6. Threshold Surface Invariant#

6.1 Statement#

[ c_i = C_{\min} \quad \text{and} \quad \Delta_i = \Delta_{\max} ]

must define monotonic, non-bypassable surfaces.

6.2 Consequences#

  • Coherence threshold cannot be circumvented
  • Drift boundary cannot be bypassed
  • Threshold surfaces must remain continuous
  • Eligibility must be determined by these surfaces

6.3 Violations#

Broken threshold → invalid regime → collapse.


7. Single‑Readout Topology Invariant#

7.1 Statement#

[ \text{There must be exactly one connected readout surface per validation event.} ]

7.2 Consequences#

  • Only one branch can reach readout surface
  • All others collapse
  • Classical reality remains unique
  • No multi‑readout paradoxes

7.3 Violations#

Multiple readout surfaces → paradox → invalid regime.


8. Triadic‑Time Regime Invariant#

8.1 Statement#

[ \mathcal{R}(t_1, t_2, t_3) \text{ must evolve consistently across triadic time.} ]

8.2 Consequences#

Regimes must:

  • shift geometry in T₁
  • reshape coherence surfaces in T₂
  • activate readout surfaces in T₃

Temporal inconsistency is forbidden.

8.3 Violations#

Temporal paradox → invalid regime → collapse.


9. Derived Regime Invariants#

From the five canonical invariants, RTT derives several secondary invariants:

9.1 Collapse‑Completeness Invariant#

[ \text{All non-selected branches must collapse fully.} ]

9.2 Eligibility‑Monotonicity Invariant#

[ \text{Eligibility must decrease monotonically as drift increases or coherence decreases.} ]

9.3 Regime‑Continuity Invariant#

[ \text{Regime surfaces must remain continuous across operator sequences.} ]

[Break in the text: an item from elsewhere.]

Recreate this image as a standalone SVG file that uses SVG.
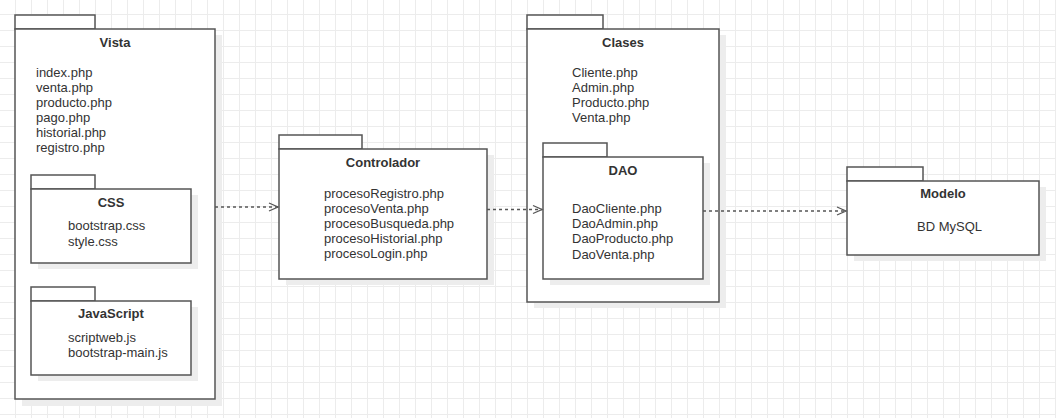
<svg xmlns="http://www.w3.org/2000/svg" width="1056" height="418" viewBox="0 0 1056 418">
<defs>
<pattern id="grid" x="0" y="0" width="16" height="16" patternUnits="userSpaceOnUse">
<path d="M15.5 0V16M0 14.5H16" stroke="#ececec" stroke-width="1" fill="none"/>
</pattern>
<marker id="open" markerWidth="12" markerHeight="12" refX="10" refY="6" orient="auto" markerUnits="userSpaceOnUse">
<path d="M1 2L10 6L1 10" fill="none" stroke="#555" stroke-width="1.3"/>
</marker>
</defs>
<style>
.box{fill:#fff;stroke:#555;stroke-width:1.5}
.sh{fill:#ededed}
.t{font-family:"Liberation Sans",Arial,sans-serif;font-size:13px;fill:#333}
.b{font-weight:bold;text-anchor:middle}
.c{fill:none;stroke:#555;stroke-width:1.3;stroke-dasharray:3 3}
</style>
<rect width="1056" height="418" fill="#fff"/>
<rect width="1056" height="418" fill="url(#grid)"/>

<g id="vista">
<rect class="sh" x="22" y="35" width="200" height="371"/>
<rect class="box" x="15" y="15" width="80" height="14"/>
<rect class="box" x="15" y="29" width="200" height="370"/>
<text class="t b" x="115" y="47">Vista</text>
<text class="t" x="36" y="77">index.php</text>
<text class="t" x="36" y="92">venta.php</text>
<text class="t" x="36" y="107">producto.php</text>
<text class="t" x="36" y="122">pago.php</text>
<text class="t" x="36" y="137">historial.php</text>
<text class="t" x="36" y="152">registro.php</text>
</g>

<g id="css">
<rect class="sh" x="38" y="195" width="160" height="74"/>
<rect class="box" x="31" y="175" width="64" height="14"/>
<rect class="box" x="31" y="189" width="160" height="74"/>
<text class="t b" x="111" y="207">CSS</text>
<text class="t" x="68" y="230">bootstrap.css</text>
<text class="t" x="68" y="246">style.css</text>
</g>

<g id="javascript">
<rect class="sh" x="38" y="307" width="160" height="74"/>
<rect class="box" x="31" y="287" width="64" height="14"/>
<rect class="box" x="31" y="301" width="160" height="74"/>
<text class="t b" x="111" y="318">JavaScript</text>
<text class="t" x="68" y="342">scriptweb.js</text>
<text class="t" x="68" y="357">bootstrap-main.js</text>
</g>

<g id="controlador">
<rect class="sh" x="286" y="155" width="208" height="130"/>
<rect class="box" x="279" y="135" width="83" height="14"/>
<rect class="box" x="279" y="149" width="208" height="130"/>
<text class="t b" x="383" y="167">Controlador</text>
<text class="t" x="324" y="198">procesoRegistro.php</text>
<text class="t" x="324" y="213">procesoVenta.php</text>
<text class="t" x="324" y="228">procesoBusqueda.php</text>
<text class="t" x="324" y="243">procesoHistorial.php</text>
<text class="t" x="324" y="258">procesoLogin.php</text>
</g>

<g id="clases">
<rect class="sh" x="534" y="35" width="192" height="273"/>
<rect class="box" x="527" y="15" width="76" height="14"/>
<rect class="box" x="527" y="29" width="192" height="273"/>
<text class="t b" x="623" y="47">Clases</text>
<text class="t" x="572" y="77">Cliente.php</text>
<text class="t" x="572" y="92">Admin.php</text>
<text class="t" x="572" y="107">Producto.php</text>
<text class="t" x="572" y="122">Venta.php</text>
</g>

<g id="dao">
<rect class="sh" x="550" y="163" width="160" height="122"/>
<rect class="box" x="543" y="143" width="64" height="14"/>
<rect class="box" x="543" y="157" width="160" height="122"/>
<text class="t b" x="623" y="175">DAO</text>
<text class="t" x="572" y="213">DaoCliente.php</text>
<text class="t" x="572" y="228">DaoAdmin.php</text>
<text class="t" x="572" y="243">DaoProducto.php</text>
<text class="t" x="572" y="259">DaoVenta.php</text>
</g>

<g id="modelo">
<rect class="sh" x="854" y="187" width="192" height="74"/>
<rect class="box" x="847" y="167" width="76" height="14"/>
<rect class="box" x="847" y="181" width="192" height="74"/>
<text class="t b" x="943" y="198">Modelo</text>
<text class="t" x="917" y="231">BD MySQL</text>
</g>

<g id="connectors">
<path class="c" d="M215 207H278" marker-end="url(#open)"/>
<path class="c" d="M487 209.5H542" marker-end="url(#open)"/>
<path class="c" d="M703 211H846" marker-end="url(#open)"/>
</g>
</svg>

9.4 Readout‑Uniqueness Invariant#

[ \text{Readout surface must remain unique and connected.} ]


10. Regime Invariants Across Triadic Time#

10.1 State Time (T₁)#

  • Drift boundary invariant
  • Validity region invariant
  • Regime geometry invariant

10.2 Coherence Time (T₂)#

  • Coherence threshold invariant
  • Eligibility monotonicity invariant
  • Collapse basin invariant

10.3 Readout Time (T₃)#

  • Single-readout invariant
  • Collapse completeness invariant
  • Readout surface invariant

Invariants must hold across all three layers.


11. Invariants in Regime Dynamics#

Regime dynamics must preserve invariants:

[ \forall t,\ \mathcal{R}(t) \text{ satisfies invariants} ]

If dynamics violate an invariant:

  • regime becomes invalid
  • operators fail
  • branches collapse

12. Example: Quantum “cloning” alignment#

The experiment demonstrates all invariants:

  • Validity Region: both branches initially valid
  • Collapse Basin: non-selected branch falls into collapse
  • Threshold Surface: coherence threshold determines eligibility
  • Single‑Readout Topology: only one branch reaches readout surface
  • Triadic‑Time: extension → drift → stabilization → validation

Regime Invariants explain:

  • why multi‑branch representation is allowed
  • why only one branch becomes classical
  • why drift and coherence matter
  • why no‑cloning is not violated

13. Paradox handling#

Regime Invariants prevent paradoxes by:

  • enforcing topological boundaries
  • maintaining drift and coherence thresholds
  • restricting readout surfaces
  • ensuring collapse completeness
  • preserving temporal consistency

Thus:

  • “Multiple branches exist” → allowed
  • “Only one is real” → invariant
  • “Others disappear” → collapse invariant
  • “No violation occurs” → regime invariant

Primary cross-links:

  • /docs/rtt/core/regime_maps.md
  • /docs/rtt/core/regime_maps_extended.md
  • /docs/rtt/core/regime_geometry.md
  • /docs/rtt/core/regime_topology.md
  • /docs/rtt/core/regime_dynamics.md
  • /docs/rtt/core/regime_flow.md
  • /docs/rtt/core/operator_invariants.md
  • /docs/rtt/core/operator_constraints.md
  • /docs/rtt/core/operator_grammar.md
  • /docs/rtt/core/operator_index.md
  • /docs/rtt/core/operator_families.md
  • /docs/rtt/core/operator_behaviors.md
  • /docs/rtt/core/operator_sequences.md
  • /docs/rtt/core/operator_transitions.md
  • /docs/rtt/core/time_triads.md
  • /docs/rtt/core/coherence_budget.md
  • /docs/rtt/core/validator_pulse.md
  • /docs/rtt/core/dimensional_drift_envelope.md
  • /docs/rtt/core/alignment_quantum_cloning.md

Status:
This module defines the fundamental invariants governing RTT regimes.
Once invariant diagrams are added, it can be promoted from draft to stable.